The High Court touch on this issue in Coventry City Council and A  EWHC 2033 (Fam)
This was a case where the mother was Romanian, but living in the UK. She had a baby and during the course of the pregnancy and after the birth was adamant about two things – (i) that she wanted to give her baby up for adoption; and (ii) that she did not want the father or her family to be told of the baby.
One can see that if the court is to treat this as a Re B
test 'nothing else will do' than an exploration of the birth family even if just to rule them out is necessary and compliance with mother’s wishes is difficult. That in turn raises public policy issues – if a mother wants to give up a child for adoption but doesn't want her family to know about the baby then there’s a public policy interest that there’s a mechanism that allows her to do this through official methods rather than the old-fashioned leaving the child in a wicker basket outside a police station approach that might be an unpleasant consequence of NOT having that official mechanism.
The judge in Coventry City Council and A
had in mind the Re B
test that 'nothing else will do'.
Sadly, that’s not a final determination that 'nothing else will do' definitively applies to adoption applications involving relinquished babies, because the mother in this case had never signed the paperwork that would have formally relinquished the baby for adoption, and disappeared. That left the local authority in the unenviable position of having to issue care proceedings, and the Court in the position where there was certain strong evidence about the mother’s intentions and wishes but falling short of the evidence needed for consent (which is that she sign a specified form in the presence of a Cafcass officer).
The Court had, therefore, to approach this as a Re B
style case, because it was in care proceedings.

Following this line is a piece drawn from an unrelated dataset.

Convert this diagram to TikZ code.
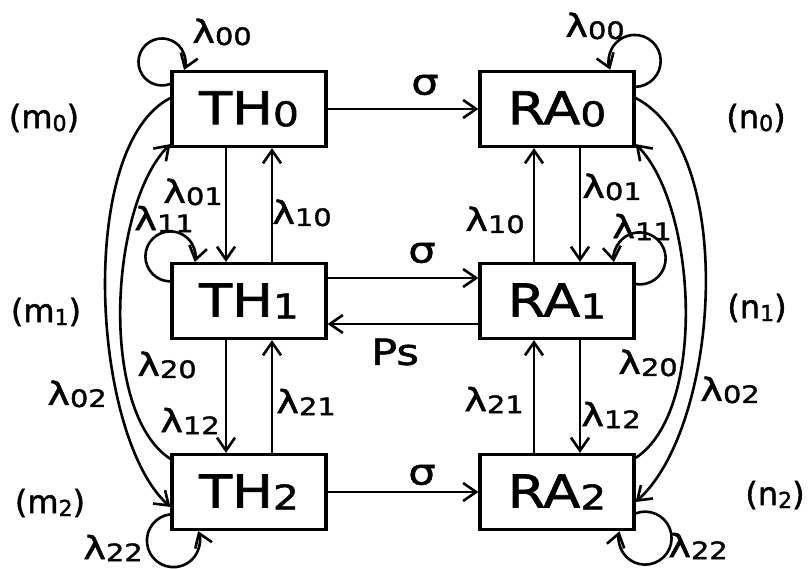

The case is also worth reading because it illustrates that in the absence of mother being there to argue against her family being informed and assessed, the Court might well take that course of action, as they did here.
The full argument about whether 'nothing else will do' applies in a genuine adoption application where mother has signed a consent to adoption in the correct process but wider family are unaware, will have to wait for another case, but this is a decent indicator that the courts may well incorporate Re B
into relinquished adoptions.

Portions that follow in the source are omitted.